I have the following problem:
template< typename callable, typename T , size_t... N_i>
void foo()
{
using callable_out_type = std::result_of_t< callable( /* T , ... , T <- sizeof...(N_i) many */ ) >;
// ...
}
I want to get the result type of callable which takes sizeof...(N_i) many arguments of the type T as its input, e.g., callable(1,2,3) in case of T==int and sizeof...(N_i)==3. How can this be implemented?
Many thanks in advance.
We can use a type alias to hook onto the expansion of N_i, but always give back T.

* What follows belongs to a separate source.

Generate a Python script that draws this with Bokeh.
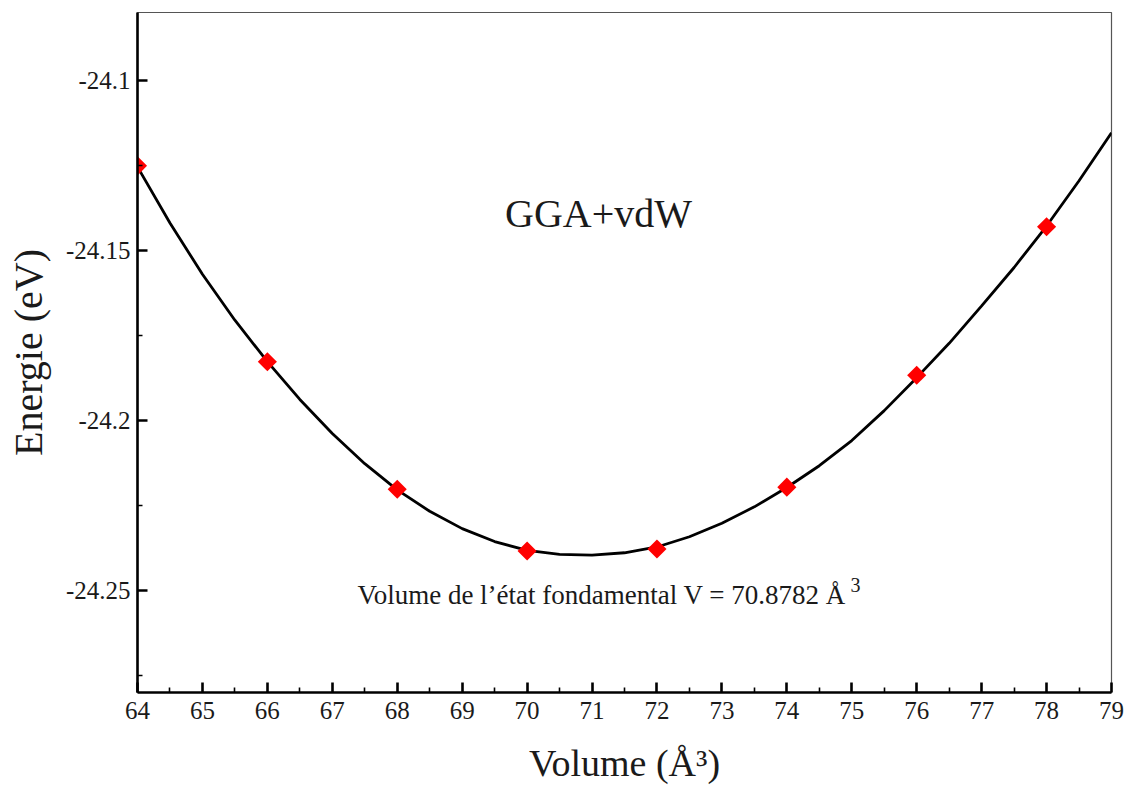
import math
from bokeh.plotting import figure
from bokeh.models import FixedTicker, Label, Range1d
from bokeh.embed import file_html
from bokeh.resources import INLINE

# Calculated points (volume in Å^3, energy in eV)
volume_pts = [64, 66, 68, 70, 72, 74, 76, 78]
energy_pts = [-24.1251, -24.1827, -24.2202, -24.2384, -24.2378, -24.2196, -24.1867, -24.1430]

# Fitted equation-of-state curve
volume_fit = [64, 64.5, 65, 65.5, 66, 66.5, 67, 67.5, 68, 68.5, 69, 69.5, 70, 70.5, 71,
              71.5, 72, 72.5, 73, 73.5, 74, 74.5, 75, 75.5, 76, 76.5, 77, 77.5, 78, 78.5, 79]
energy_fit = [-24.1254, -24.1419, -24.1570, -24.1705, -24.1827, -24.1938, -24.2038, -24.2127,
              -24.2204, -24.2267, -24.2318, -24.2356, -24.2382, -24.2394, -24.2396, -24.2389,
              -24.2372, -24.2342, -24.2302, -24.2254, -24.2197, -24.2133, -24.2059, -24.1971,
              -24.1874, -24.1773, -24.1663, -24.1550, -24.1428, -24.1295, -24.1154]

x_major = list(range(64, 80))
x_minor = [v + 0.5 for v in range(64, 79)]
y_major = [-24.25, -24.2, -24.15, -24.1]
y_minor = [-24.275, -24.225, -24.175, -24.125]
y_labels = {-24.25: "-24.25", -24.2: "-24.2", -24.15: "-24.15", -24.1: "-24.1"}

title_text = "GGA+vdW"
note_text = "Volume de l\u2019\u00e9tat fondamental V = 70.8782 \u00c5"
FONT = "Times"
INK = "#1a1a1a"

p = figure(width=1132, height=787, output_backend="svg", toolbar_location=None,
           x_range=Range1d(64, 79), y_range=Range1d(-24.28, -24.08),
           min_border_left=137, min_border_right=21, min_border_top=12, min_border_bottom=95)

p.background_fill_color = "white"
p.border_fill_color = "white"
p.outline_line_color = "#555555"
p.outline_line_width = 1.2
p.grid.visible = False

p.xaxis.ticker = FixedTicker(ticks=x_major, minor_ticks=x_minor)
p.yaxis.ticker = FixedTicker(ticks=y_major, minor_ticks=y_minor)
p.yaxis.major_label_overrides = y_labels

for ax in (p.xaxis, p.yaxis):
    ax.axis_line_width = 2.6
    ax.axis_line_color = "black"
    ax.major_tick_in = 10
    ax.major_tick_out = 0
    ax.minor_tick_in = 5
    ax.minor_tick_out = 0
    ax.major_tick_line_width = 2.6
    ax.minor_tick_line_width = 1.6
    ax.major_tick_line_color = "black"
    ax.minor_tick_line_color = "black"
    ax.major_label_text_font = FONT
    ax.major_label_text_font_size = "25px"
    ax.major_label_text_color = INK
    ax.axis_label_text_font = FONT
    ax.axis_label_text_font_style = "normal"
    ax.axis_label_text_color = INK

p.xaxis.axis_label = "Volume (\u00c5\u00b3)"
p.xaxis.axis_label_text_font_size = "38px"
p.yaxis.axis_label = "Energie (eV)"
p.yaxis.axis_label_text_font_size = "40px"
p.xaxis.major_label_standoff = 9
p.yaxis.major_label_standoff = 7
p.xaxis.axis_label_standoff = 20
p.yaxis.axis_label_standoff = 12

p.line(volume_fit, energy_fit, line_color="black", line_width=2.8)
p.scatter(volume_pts, energy_pts, marker="square", angle=math.pi / 4, size=13.5,
          fill_color="red", line_color="red", line_width=0)


def add_text(x, y, text, size, align="left"):
    p.add_layout(Label(x=x, y=y, text=text, text_align=align, text_baseline="middle",
                       text_font=FONT, text_font_size=size, text_color=INK))


# panel title and ground-state annotation
add_text(71.1, -24.1392, title_text, "40px", "center")
add_text(67.39, -24.2512, note_text, "27px")
add_text(74.98, -24.2484, "3", "20px")

open("out.html", "w").write(file_html(p, INLINE))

template <class T, std::size_t>
using eat_int = T;
template< typename callable, typename T , size_t... N_i>
void foo()
{
using callable_out_type = std::result_of_t< callable(eat_int<T, N_i>...) >;
// ...
}
You could write the following helpers
template<typename T, size_t>
using type_t = T;
template<typename Callable, typename T, size_t... Is>
auto get_result_of(std::index_sequence<Is...>) -> std::result_of_t<Callable(type_t<T,Is>...)>;
template<typename Callable, typename T, size_t N>
using result_of_n_elements = decltype(get_result_of<Callable, T>(std::make_index_sequence<N>{}));
then in your foo you'd write
template< typename callable, typename T , size_t N>
void foo()
{
using callable_out_type = result_of_n_elements<callable, T, N>;
}
Why not simply use:
using callable_out_type = std::result_of_t< callable( decltype(N_i, std::declval<T>())...) >;
you could also use a trick borrowed from Columbo's answer:
using callable_out_type = std::result_of_t< callable(std::tuple_element_t<(N_i, 0), std::tuple<T>>...) >;
or even:
using callable_out_type = std::result_of_t< callable(std::enable_if_t<(N_i, true), T>...) >;